Rakyat Lelah
Anggota Komisi VI DPR RI Nyoman Parta menyampaikan bahwa rakyat sudah lelah dengan kisruh stok dan harga minyak goreng yang telah berlangsung selama berbulan-bulan. Menurut Parta, setidaknya sudah lima bulan masyarakat menghadapi sulitnya mendapatkan minyak goreng, dan harga yang cenderung tinggi.
“Rakyat lelah dengan sengkarut minyak goreng yang berjalan sangat panjang. Pertama kali saya bicara tentang minyak goreng ini tanggal 5 November 2021, waktu itu harganya sudah Rp20.000. Jadi itu sudah lima bulan lebih, jadi wajar rakyat sudah sangat lelah,” kata Parta dalam rapat kerja tersebut.
Anggota Fraksi PDI-Perjuangan DPR RI ini juga menyampaikan rakyat sudah lelah secara psikis, karena rakyat tahu negara ini penghasil crude palm oil (CPO) terbesar di dunia, tetapi stok minyak gorengnya langka, antrean untuk membeli minyak goreng menjadi panjang, bahkan sampai memakan korban jiwa.
“Kebijakan soal DMO (Domestic Market Obligation) itu sangat bagus, tetapi prakteknya tidak terjadi. Dengan perhitungan DMO seperti itu, harusnya kita bisa mandi minyak goreng. Tetapi faktanya tidak terjadi, belum apa-apa sekarang sudah dicabut dengan Peraturan Menteri Perdagangan Nomor 11 Tahun 2022,” jelas Parta.
Anggota Komisi VII DPR RI Rudi Bangun Hartono mengatakan jika Menteri Perdagangan RI Muhammad Lutfi dalam posisi dilematis menangani permasalahan minyak goreng yang belakangan mendapatkan sorotan berbagai pihak. Satu sisi, pemerintah melalui Kementerian Perdagangan terus berupaya menangani permasalahan dalam negeri. Khususnya terkait kelangkaan dan kenaikan komoditas harga minyak goreng. Di sisi lain, banyak negara membutuhkan pasokan minyak goreng dari Indonesia.
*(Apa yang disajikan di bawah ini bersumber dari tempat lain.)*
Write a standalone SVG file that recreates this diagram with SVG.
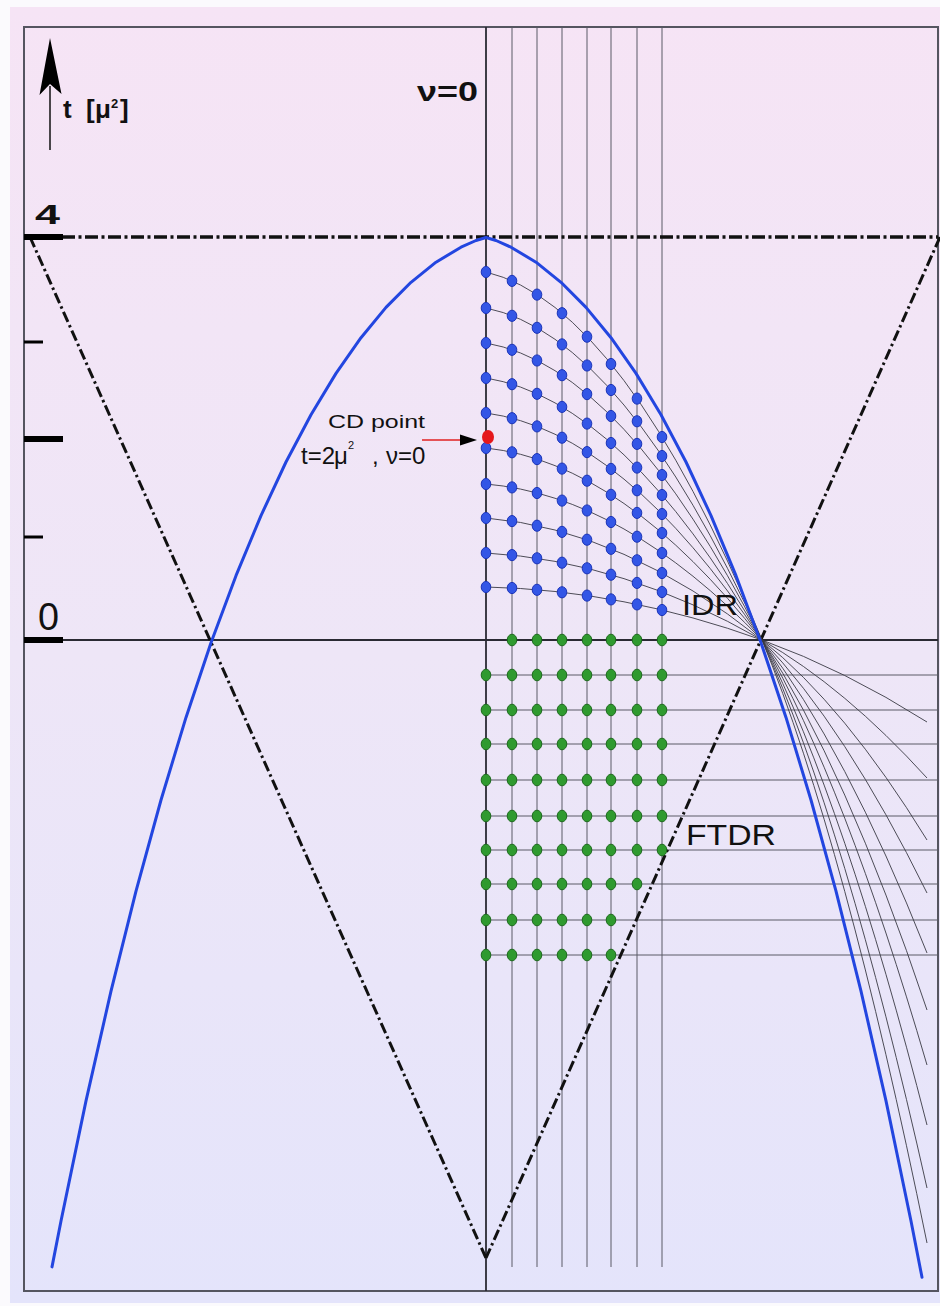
<svg xmlns="http://www.w3.org/2000/svg" xmlns:xlink="http://www.w3.org/1999/xlink" width="940" height="1306" viewBox="0 0 940 1306">
<style>
.grid{stroke:#5a5a66;stroke-width:1;fill:none}
.axis{stroke:#2a2a33;stroke-width:1.8;fill:none}
.dd{stroke:#111;stroke-width:3;fill:none;stroke-dasharray:11 3.5 2.5 3.5}
.ddh{stroke:#111;stroke-width:3.4;fill:none;stroke-dasharray:13 3.5 3 3.5}
.curve{stroke:#3a3a44;stroke-width:0.9;fill:none}
.para{stroke:#2346e0;stroke-width:3;fill:none;stroke-linejoin:round;stroke-linecap:round}
.tick{stroke:#000;fill:none}
.bdot{fill:#3356e6;stroke:#1b33b8;stroke-width:1}
.gdot{fill:#2f9a2f;stroke:#1c6a1c;stroke-width:1}
.lbl{font-family:"Liberation Sans",Arial,sans-serif;fill:#111}
</style>
<defs>
<linearGradient id="bg" x1="0" y1="0" x2="0" y2="1">
<stop offset="0" stop-color="#f6e4f5"/>
<stop offset="0.5" stop-color="#eee6f7"/>
<stop offset="1" stop-color="#e4e4fb"/>
</linearGradient>
<ellipse id="bd" class="bdot" rx="4.8" ry="5.6"/>
<ellipse id="gd" class="gdot" rx="4.8" ry="5.8"/>
</defs>
<rect width="940" height="1306" fill="#fbfafd"/>
<rect x="10" y="7" width="930" height="1296" fill="url(#bg)"/>
<rect x="24" y="27" width="914" height="1264" fill="none" stroke="#555560" stroke-width="2"/>

<g id="grid">
<line class="grid" x1="512" y1="27" x2="512" y2="1267"/>
<line class="grid" x1="537" y1="27" x2="537" y2="1267"/>
<line class="grid" x1="562" y1="27" x2="562" y2="1267"/>
<line class="grid" x1="587" y1="27" x2="587" y2="1267"/>
<line class="grid" x1="611" y1="27" x2="611" y2="1267"/>
<line class="grid" x1="637" y1="27" x2="637" y2="1267"/>
<line class="grid" x1="662" y1="27" x2="662" y2="1267"/>
<line class="grid" x1="486" y1="675" x2="938" y2="675"/>
<line class="grid" x1="486" y1="710" x2="938" y2="710"/>
<line class="grid" x1="486" y1="744" x2="938" y2="744"/>
<line class="grid" x1="486" y1="780" x2="938" y2="780"/>
<line class="grid" x1="486" y1="816" x2="938" y2="816"/>
<line class="grid" x1="486" y1="850" x2="938" y2="850"/>
<line class="grid" x1="486" y1="884" x2="938" y2="884"/>
<line class="grid" x1="486" y1="920" x2="938" y2="920"/>
<line class="grid" x1="486" y1="955" x2="938" y2="955"/>
</g>

<g id="axes">
<line class="axis" x1="24" y1="640" x2="938" y2="640"/>
<line class="axis" x1="486" y1="27" x2="486" y2="1291"/>
<line class="ddh" x1="62" y1="237" x2="938" y2="237"/>
<line class="dd" x1="30" y1="237" x2="486" y2="1258"/>
<line class="dd" x1="940" y1="237" x2="486" y2="1258"/>
<line x1="50" y1="86" x2="50" y2="150" stroke="#111" stroke-width="1.5"/>
<polygon points="50,38 61.5,94 50,84 39.5,95" fill="#000"/>
<line class="tick" x1="24" y1="237" x2="63" y2="237" stroke-width="6"/>
<line class="tick" x1="24" y1="342" x2="43" y2="342" stroke-width="3"/>
<line class="tick" x1="24" y1="439" x2="63" y2="439" stroke-width="6"/>
<line class="tick" x1="24" y1="537" x2="43" y2="537" stroke-width="3"/>
<line class="tick" x1="24" y1="640" x2="63" y2="640" stroke-width="6"/>
</g>

<g id="connectors">
<path class="curve" d="M486,272 Q624,305.2 762,640 Q845,841.4 927,1243"/>
<path class="curve" d="M486,308 Q624,336.1 762,640 Q845,822.8 927,1188"/>
<path class="curve" d="M486,343 Q624,367.3 762,640 Q845,804 927,1125"/>
<path class="curve" d="M486,378 Q624,400.7 762,640 Q845,783.9 927,1065"/>
<path class="curve" d="M486,413 Q624,431.8 762,640 Q845,765.2 927,1010"/>
<path class="curve" d="M486,448 Q624,463 762,640 Q845,746.5 927,953"/>
<path class="curve" d="M486,484 Q624,496 762,640 Q845,726.6 927,893"/>
<path class="curve" d="M486,518 Q624,529.7 762,640 Q845,706.4 927,840"/>
<path class="curve" d="M486,553 Q624,560.8 762,640 Q845,687.6 927,778"/>
<path class="curve" d="M486,587 Q624,590.1 762,640 Q845,670 927,722"/>
<line x1="422" y1="440" x2="462" y2="440" stroke="#e02020" stroke-width="1.6"/>
<polygon points="477,440 460,434.5 460,445.5" fill="#000"/>
</g>

<g id="boundary">
<polyline class="para" points="52,1266.9 61,1221 86,1100.9 111,991.1 136,891.1 161,800 186,717.4 211,642.8 236,575.7 261,515.6 286,462 311,414.8 336,373.4 361,337.7 386,307.4 411,282.3 436,262.2 461,247.2 476,240.5 486,237.5 496,240.5 511,247.2 536,262.2 561,282.3 586,307.4 611,337.7 636,373.4 661,414.8 686,462 711,515.6 736,575.7 761,642.8 786,717.4 811,800 836,891.1 861,991.1 886,1100.9 911,1221 922,1277.3"/>
</g>

<g id="blue-dots">
<use href="#bd" x="486" y="272"/><use href="#bd" x="512" y="280.9"/><use href="#bd" x="537" y="294.6"/><use href="#bd" x="562" y="313.2"/><use href="#bd" x="587" y="336.7"/><use href="#bd" x="611" y="364"/><use href="#bd" x="637" y="398.6"/><use href="#bd" x="662" y="437"/>
<use href="#bd" x="486" y="308"/><use href="#bd" x="512" y="315.8"/><use href="#bd" x="537" y="327.8"/><use href="#bd" x="562" y="344.4"/><use href="#bd" x="587" y="365.5"/><use href="#bd" x="611" y="390"/><use href="#bd" x="637" y="421.3"/><use href="#bd" x="662" y="456"/>
<use href="#bd" x="486" y="343"/><use href="#bd" x="512" y="349.8"/><use href="#bd" x="537" y="360.5"/><use href="#bd" x="562" y="375.2"/><use href="#bd" x="587" y="394.1"/><use href="#bd" x="611" y="416"/><use href="#bd" x="637" y="443.9"/><use href="#bd" x="662" y="475"/>
<use href="#bd" x="486" y="378"/><use href="#bd" x="512" y="384.2"/><use href="#bd" x="537" y="393.8"/><use href="#bd" x="562" y="406.9"/><use href="#bd" x="587" y="423.6"/><use href="#bd" x="611" y="443"/><use href="#bd" x="637" y="467.6"/><use href="#bd" x="662" y="495"/>
<use href="#bd" x="486" y="413"/><use href="#bd" x="512" y="418.2"/><use href="#bd" x="537" y="426.4"/><use href="#bd" x="562" y="437.7"/><use href="#bd" x="587" y="452.1"/><use href="#bd" x="611" y="468.9"/><use href="#bd" x="637" y="490.3"/><use href="#bd" x="662" y="514"/>
<use href="#bd" x="486" y="448"/><use href="#bd" x="512" y="452.3"/><use href="#bd" x="537" y="459.1"/><use href="#bd" x="562" y="468.6"/><use href="#bd" x="587" y="480.7"/><use href="#bd" x="611" y="494.8"/><use href="#bd" x="637" y="512.9"/><use href="#bd" x="662" y="533"/>
<use href="#bd" x="486" y="484"/><use href="#bd" x="512" y="487.4"/><use href="#bd" x="537" y="493"/><use href="#bd" x="562" y="500.6"/><use href="#bd" x="587" y="510.5"/><use href="#bd" x="611" y="522"/><use href="#bd" x="637" y="536.7"/><use href="#bd" x="662" y="553"/>
<use href="#bd" x="486" y="518"/><use href="#bd" x="512" y="521.1"/><use href="#bd" x="537" y="525.7"/><use href="#bd" x="562" y="531.9"/><use href="#bd" x="587" y="539.7"/><use href="#bd" x="611" y="548.8"/><use href="#bd" x="637" y="560.3"/><use href="#bd" x="662" y="573"/>
<use href="#bd" x="486" y="553"/><use href="#bd" x="512" y="555.1"/><use href="#bd" x="537" y="558.3"/><use href="#bd" x="562" y="562.7"/><use href="#bd" x="587" y="568.3"/><use href="#bd" x="611" y="574.7"/><use href="#bd" x="637" y="582.9"/><use href="#bd" x="662" y="592"/>
<use href="#bd" x="486" y="587"/><use href="#bd" x="512" y="588"/><use href="#bd" x="537" y="589.8"/><use href="#bd" x="562" y="592.3"/><use href="#bd" x="587" y="595.6"/><use href="#bd" x="611" y="599.4"/><use href="#bd" x="637" y="604.4"/><use href="#bd" x="662" y="610"/>
</g>

<g id="green-dots">
<use href="#gd" x="512" y="640"/><use href="#gd" x="537" y="640"/><use href="#gd" x="562" y="640"/><use href="#gd" x="587" y="640"/><use href="#gd" x="611" y="640"/><use href="#gd" x="637" y="640"/><use href="#gd" x="662" y="640"/>
<use href="#gd" x="486" y="675"/><use href="#gd" x="512" y="675"/><use href="#gd" x="537" y="675"/><use href="#gd" x="562" y="675"/><use href="#gd" x="587" y="675"/><use href="#gd" x="611" y="675"/><use href="#gd" x="637" y="675"/><use href="#gd" x="662" y="675"/>
<use href="#gd" x="486" y="710"/><use href="#gd" x="512" y="710"/><use href="#gd" x="537" y="710"/><use href="#gd" x="562" y="710"/><use href="#gd" x="587" y="710"/><use href="#gd" x="611" y="710"/><use href="#gd" x="637" y="710"/><use href="#gd" x="662" y="710"/>
<use href="#gd" x="486" y="744"/><use href="#gd" x="512" y="744"/><use href="#gd" x="537" y="744"/><use href="#gd" x="562" y="744"/><use href="#gd" x="587" y="744"/><use href="#gd" x="611" y="744"/><use href="#gd" x="637" y="744"/><use href="#gd" x="662" y="744"/>
<use href="#gd" x="486" y="780"/><use href="#gd" x="512" y="780"/><use href="#gd" x="537" y="780"/><use href="#gd" x="562" y="780"/><use href="#gd" x="587" y="780"/><use href="#gd" x="611" y="780"/><use href="#gd" x="637" y="780"/><use href="#gd" x="662" y="780"/>
<use href="#gd" x="486" y="816"/><use href="#gd" x="512" y="816"/><use href="#gd" x="537" y="816"/><use href="#gd" x="562" y="816"/><use href="#gd" x="587" y="816"/><use href="#gd" x="611" y="816"/><use href="#gd" x="637" y="816"/><use href="#gd" x="662" y="816"/>
<use href="#gd" x="486" y="850"/><use href="#gd" x="512" y="850"/><use href="#gd" x="537" y="850"/><use href="#gd" x="562" y="850"/><use href="#gd" x="587" y="850"/><use href="#gd" x="611" y="850"/><use href="#gd" x="637" y="850"/><use href="#gd" x="662" y="850"/>
<use href="#gd" x="486" y="884"/><use href="#gd" x="512" y="884"/><use href="#gd" x="537" y="884"/><use href="#gd" x="562" y="884"/><use href="#gd" x="587" y="884"/><use href="#gd" x="611" y="884"/><use href="#gd" x="637" y="884"/>
<use href="#gd" x="486" y="920"/><use href="#gd" x="512" y="920"/><use href="#gd" x="537" y="920"/><use href="#gd" x="562" y="920"/><use href="#gd" x="587" y="920"/><use href="#gd" x="611" y="920"/>
<use href="#gd" x="486" y="955"/><use href="#gd" x="512" y="955"/><use href="#gd" x="537" y="955"/><use href="#gd" x="562" y="955"/><use href="#gd" x="587" y="955"/><use href="#gd" x="611" y="955"/>
</g>

<g id="cd-point">
<ellipse cx="488" cy="437" rx="6" ry="7" fill="#e5171c"/>
<text class="lbl" x="328" y="428" font-size="18" textLength="97" lengthAdjust="spacingAndGlyphs">CD point</text>
<text class="lbl" x="301" y="464" font-size="24">t=2<tspan x="334">μ</tspan><tspan x="348" dy="-15" font-size="11">2</tspan><tspan x="372" dy="15">,</tspan><tspan x="386">ν=0</tspan></text>
</g>

<g id="labels">
<text class="lbl" x="417" y="101" font-size="28" font-weight="bold" textLength="61" lengthAdjust="spacingAndGlyphs">ν=0</text>
<text class="lbl" font-size="26" font-weight="bold" y="118"><tspan x="63">t</tspan><tspan x="86">[</tspan><tspan x="95">μ</tspan><tspan x="111" y="108" font-size="13">2</tspan><tspan x="120" y="118">]</tspan></text>
<text class="lbl" x="35" y="224" font-size="27" font-weight="bold" textLength="25" lengthAdjust="spacingAndGlyphs">4</text>
<text class="lbl" x="38" y="630" font-size="38" textLength="21" lengthAdjust="spacingAndGlyphs">0</text>
<text class="lbl" x="682" y="615" font-size="30" textLength="56" lengthAdjust="spacingAndGlyphs">IDR</text>
<text class="lbl" x="686" y="845" font-size="30" textLength="90" lengthAdjust="spacingAndGlyphs">FTDR</text>
</g>
</svg>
“Saya bukan bermaksud membela Pak Menteri (Mendag M Lutfi). Saya realistis saja, karena minyak goreng ini adalah kebutuhan masyarakat dunia. Jadi bukan hanya Indonesia yang membutuhkan, masyarakat dunia demand atau permintaannya juga ke Indonesia,” kata Rudi dalam keterangan tertulisnya kepada Parlementaria, Jumat (18/3/2022).
Salah sasaran
Namun Rudi juga mengkritisi kebijakan Mendag M Lutfi yang mencabut atau menghentikan kebijakan wajib memenuhi kebutuhan dalam negeri (domestic market obligation/DMO) minyak sawit mentah (crude palm oil/CPO) dan turunannya. Kebijakan tersebut diketahui sebagai tindaklanjut dari keputusan pemerintah yang melepaskan harga minyak goreng ke pasar. Dimana dalam salah satu ketentuannya, disebutkan bahwa pengajuan izin ekspor kini tidak lagi harus meminta izin dari Kemendag.
“Soal subsidi untuk minyak goreng, hitung-hitungannya harus jelas. Disampaikan ke publik, di sosialisasikan agar nantinya subsidi ke masyarakat bisa tepat sasaran. Kami ingatkan Kementerian Perdagangan dan Badan Pengelola Dana Perkebunan Kelapa Sawit (BPDPKS) jangan asal-asalan dalam menerapkan kebijakan ini,” tegas Rudi.
“Minyak goreng curah ini siapa yang akan menikmatinya? Bisa jamin tidak BPDPKS bahwa subsidi minyak goreng curah akan tepat sasaran. Khawatirnya nanti ada oknum yang menyimpan barangnya digudang kemudian diganti dengan kemasan, lalu dijual untuk aksi ambil untung,” tutur Rudi.
Ia mendorong Kemendag RI berkoordinasi dengan Kementerian Sosial RI terkait pelaksanaan subsidi minyak goreng curah. Sebab di Kemensos selama ini penyaluran berbagai bantuan/subsidi sudah berjalan by data. “Subsidi sebaiknya diberikan secara tunai kepada masyarakat yang benar-benar membutuhkan, masyarakat dari golongan kurang mampu sesuai data yang ada di Kementerian Sosial,” pesan Rudi.